Hi! At the moment I am stuck at the stage where I have a sorted bam-file, a vcf-file with variants and an annotation gtf-file downloaded from Ensemble. Is it possible to use bedtools (or is it better to use other programs?) To annotate my bam-file using a ready-made genome annotation from Ensembl (gtf format)? The goal is to find out which genes have been sequenced In the future, the task is to find out if there are substitutions, deletions, sudden stop codons, etc. Thanks
Thanks for the answer! These data on genome-wide sequencing (as indicated by the authors in NCBI), but they do not exactly cover the entire genome and were originally used by the authors for other purposes. (this data not from human).
I know about GATK and VEP, but I have technical difficulties with how to actually start manipulating my files. I used to this time only: fastqc - trimmomatic - bowtie2 - samtools/bcftools - vcftools. As a result, I received a sorted file with aligned and deduplicated reads (bam), as well as a file with variations (vcf)
Therefore, I wanted to know how to associate my files (bam and vcf) with the Ensemble file (gtf)? Or make this GATK? Examples of commands? First: That is, find out what genes are read. Second: which of the read genes have variations.

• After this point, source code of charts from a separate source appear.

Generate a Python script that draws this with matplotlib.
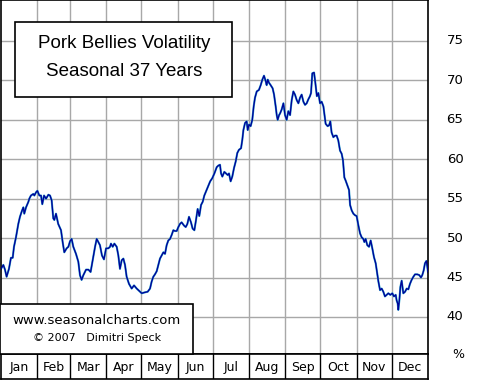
import matplotlib
matplotlib.use('Agg')
import matplotlib.pyplot as plt
from matplotlib.patches import Rectangle

# day of year and seasonal volatility (%)
days = [0.0, 2.0, 3.4, 4.8, 6.8, 8.5, 10.0, 11.1, 12.8, 14.8, 16.2, 18.0, 19.1, 19.9, 21.4,
        23.4, 24.2, 25.6, 27.6, 28.5, 29.9, 31.1, 32.8, 34.2, 35.3, 36.8, 38.5, 40.5, 41.9,
        43.3, 44.7, 45.6, 47.0, 48.9, 51.3, 52.7, 54.1, 56.1, 57.6, 59.0, 60.4, 61.8, 64.1,
        66.1, 67.5, 68.9, 70.4, 72.7, 74.7, 76.6, 78.4, 80.4, 81.8, 83.2, 84.6, 86.3, 88.0,
        89.8, 91.7, 93.2, 94.0, 95.5, 96.9, 98.9, 100.3, 101.7, 103.2, 104.6, 106.0, 107.4,
        109.4, 111.7, 113.7, 116.0, 118.2, 120.3, 122.5, 125.4, 127.4, 128.8, 130.2, 131.6,
        133.1, 134.5, 135.9, 137.3, 138.8, 140.2, 141.6, 143.0, 144.5, 145.9, 147.3, 148.7,
        150.2, 151.6, 153.0, 154.4, 156.4, 157.9, 159.3, 160.7, 162.4, 163.8, 165.3, 166.7,
        168.1, 169.5, 171.0, 172.4, 173.8, 178.8, 180.6, 182.4, 184.4, 185.8, 187.2, 188.1,
        189.2, 190.9, 192.3, 193.8, 194.9, 196.3, 197.7, 199.2, 200.6, 202.0, 203.4, 205.2,
        206.3, 207.2, 208.6, 210.0, 210.9, 212.0, 213.4, 214.8, 216.0, 217.1, 218.6, 220.5,
        222.0, 223.4, 224.8, 226.3, 227.1, 228.0, 229.1, 230.5, 232.2, 233.4, 234.8, 235.7,
        236.5, 237.7, 238.5, 239.9, 241.4, 242.8, 244.2, 245.6, 247.1, 248.5, 249.9, 251.3,
        252.8, 254.2, 255.6, 257.0, 258.5, 259.9, 261.3, 262.7, 264.1, 265.0, 266.1, 267.6,
        268.7, 270.0, 271.3, 272.7, 274.1, 275.6, 277.5, 279.2, 280.4, 281.5, 282.6, 284.1,
        285.5, 286.9, 288.3, 289.8, 291.2, 292.3, 293.5, 294.6, 296.1, 297.5, 298.4, 299.8,
        301.2, 302.6, 304.0, 305.5, 306.9, 308.3, 309.7, 310.6, 311.7, 313.1, 314.6, 316.0,
        317.4, 318.8, 320.3, 321.4, 322.6, 324.0, 325.4, 326.8, 328.2, 329.7, 331.1, 332.8,
        334.5, 335.9, 337.4, 338.2, 339.1, 339.6, 340.5, 341.4, 342.5, 343.9, 345.4, 346.8,
        348.2, 349.6, 351.0, 352.5, 353.9, 355.9, 357.6, 359.0, 360.1, 361.3, 362.4, 363.6,
        364.4, 365.0]
vol = [46.1, 46.6, 46.0, 45.1, 46.1, 47.5, 47.5, 48.9, 50.1, 51.8, 52.7, 53.5, 53.9, 53.1, 53.9,
       54.6, 55.0, 55.4, 55.6, 55.4, 55.8, 56.0, 55.4, 55.4, 54.3, 55.4, 55.0, 55.5, 55.4,
       54.8, 52.5, 52.3, 53.1, 51.8, 51.0, 49.5, 48.2, 48.7, 48.9, 49.6, 49.9, 48.9, 48.0,
       47.0, 45.3, 44.7, 45.3, 46.0, 46.0, 45.7, 47.2, 48.9, 49.9, 49.5, 49.1, 47.8, 47.3,
       48.7, 48.7, 48.9, 49.3, 48.9, 49.3, 48.9, 47.8, 46.1, 47.2, 47.4, 46.6, 45.1,
       44.2, 43.6, 44.0, 43.6, 43.3, 43.0, 43.1, 43.2, 43.6, 44.5, 45.1, 45.4,
       45.8, 46.6, 47.4, 47.8, 48.2, 48.0, 49.1, 49.7, 49.9, 50.4, 51.0, 50.9,
       50.9, 51.4, 51.8, 52.0, 51.6, 51.4, 51.8, 52.7, 52.0, 51.2, 51.0, 52.3,
       53.7, 52.8, 54.2, 54.6, 55.4, 57.2, 57.6, 58.2, 59.0, 59.2, 59.3, 58.2,
       57.8, 58.4, 58.2, 58.0, 58.2, 57.2, 57.8, 58.9, 59.7, 60.8, 61.2, 61.4,
       62.5, 63.7, 64.6, 64.8, 63.7, 64.4, 64.2, 65.0, 66.7, 67.8, 68.6, 68.8,
       69.4, 70.1, 70.6, 69.9, 69.4, 70.1, 69.7, 69.4, 69.0, 68.2, 66.7, 65.6,
       65.0, 65.6, 65.8, 66.3, 67.1, 65.6, 65.0, 66.1, 65.6, 67.5, 68.6, 68.2,
       67.5, 67.1, 67.8, 68.2, 67.3, 66.9, 67.1, 67.6, 68.0, 68.4, 70.9, 71.0,
       69.7, 68.0, 68.4, 67.1, 67.3, 66.7, 64.5, 64.2, 64.3, 64.8, 63.4, 62.8,
       63.0, 63.0, 62.4, 61.1, 60.7, 59.9, 57.7, 57.3, 56.7, 56.1, 54.2, 53.5,
       53.1, 52.9, 52.8, 51.6, 50.6, 50.1, 49.9, 49.5, 49.9, 49.1, 48.9, 49.7,
       48.7, 47.6, 46.8, 45.7, 44.5, 43.4, 43.6, 43.2, 42.6, 42.8, 43.0, 42.8,
       43.0, 42.6, 42.8, 42.1, 41.7, 40.9, 42.1, 43.8, 44.6, 43.0, 43.2, 43.6,
       43.5, 44.2, 44.7, 45.1, 45.4, 45.4, 45.3, 45.0, 45.3, 45.9, 46.8, 47.1,
       46.4, 45.7]

months = ['Jan', 'Feb', 'Mar', 'Apr', 'May', 'Jun', 'Jul', 'Aug', 'Sep', 'Oct', 'Nov', 'Dec']
month_starts = [0, 31, 59, 90, 120, 151, 181, 212, 243, 273, 304, 334, 365]
yticks = [40, 45, 50, 55, 60, 65, 70, 75]

W, H = 480, 380
fig = plt.figure(figsize=(W / 100, H / 100), dpi=100)
fig.patch.set_facecolor('white')

def box(x0, y0, x1, y1):
    # pixel box (top-left origin) -> figure fraction rect
    return [x0 / W, 1 - y1 / H, (x1 - x0) / W, (y1 - y0) / H]

ax = fig.add_axes(box(1, 0, 428, 354))
ax.set_xlim(0, 365)
ax.set_ylim(35.3, 80.2)
for d in month_starts[1:-1]:
    ax.axvline(d, color='#a8a8a8', lw=1, zorder=1)
for v in yticks:
    ax.axhline(v, color='#a8a8a8', lw=1, zorder=1)
ax.plot(days, vol, color='#30a8d0', lw=1.5, zorder=2)
ax.plot(days, vol, color='#000098', lw=0.95, zorder=3)
ax.set_xticks([])
ax.set_yticks([])
for s in ax.spines.values():
    s.set_color('black')
    s.set_linewidth(1.2)

# right side value labels
for v in yticks:
    y = ax.transData.transform((0, v))[1]
    fig.text(455 / W, y / fig.dpi / fig.get_figheight(), str(v), ha='center', va='center',
             fontsize=9.5, color='black')
fig.text(458 / W, 1 - 355 / H, '%', ha='center', va='center', fontsize=9, color='black')

# month strip
axm = fig.add_axes(box(1, 354, 428, 379))
axm.set_xlim(0, 365)
axm.set_ylim(0, 1)
for d in month_starts[1:-1]:
    axm.axvline(d, color='black', lw=1)
for i, m in enumerate(months):
    axm.text((month_starts[i] + month_starts[i + 1]) / 2, 0.45, m, ha='center', va='center',
             fontsize=9)
axm.set_xticks([])
axm.set_yticks([])
for s in axm.spines.values():
    s.set_color('black')
    s.set_linewidth(1.2)

# title box
tb = box(15, 22, 232, 97)
fig.patches.append(Rectangle((tb[0], tb[1]), tb[2], tb[3], transform=fig.transFigure,
                             facecolor='white', edgecolor='black', lw=1.2, zorder=5))
fig.text(124 / W, 1 - 43 / H, 'Pork Bellies Volatility', ha='center', va='center',
         fontsize=13.5, family='Liberation Sans', zorder=6)
fig.text(124 / W, 1 - 71 / H, 'Seasonal 37 Years', ha='center', va='center',
         fontsize=13.5, family='Liberation Sans', zorder=6)

# credit box
cb = box(0, 304, 193, 354)
fig.patches.append(Rectangle((cb[0], cb[1]), cb[2], cb[3], transform=fig.transFigure,
                             facecolor='white', edgecolor='black', lw=1.2, zorder=5))
fig.text(97 / W, 1 - 320 / H, 'www.seasonalcharts.com', ha='center', va='center',
         fontsize=9.5, zorder=6)
fig.text(97 / W, 1 - 338 / H, '\u00a9 2007   Dimitri Speck', ha='center', va='center',
         fontsize=8, zorder=6)

fig.savefig('out.png', dpi=100)
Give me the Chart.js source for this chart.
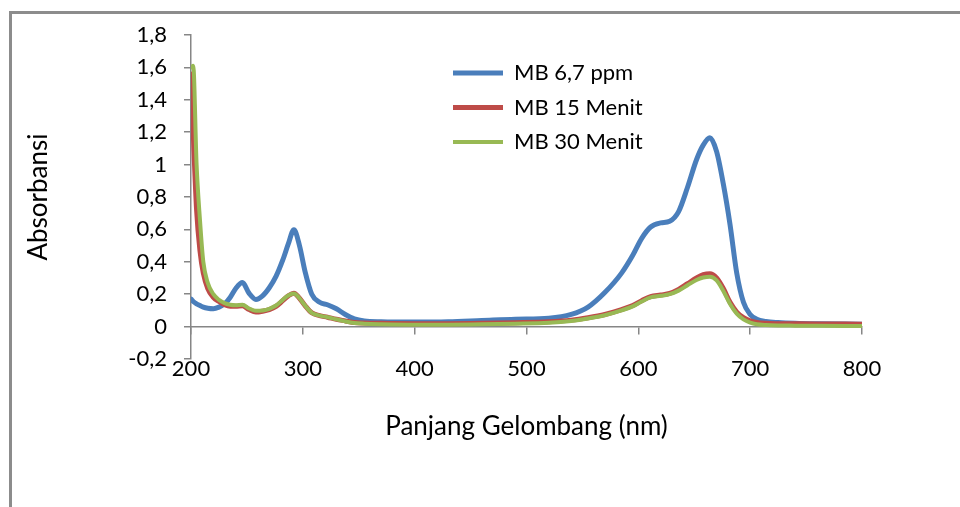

Otherwise, we can say why and how to continue here? Sorry if the question seemed very general. Thanks.
Then, as the answers says, GATK and VEP can do what you need. GATK can tell you per-gene coverage, which you can use to determine which genes may not have the necessary coverage to identify low frequency SNPs. VEP can annotate the SNPs from your VCF file to tell you potential consequences on gene products.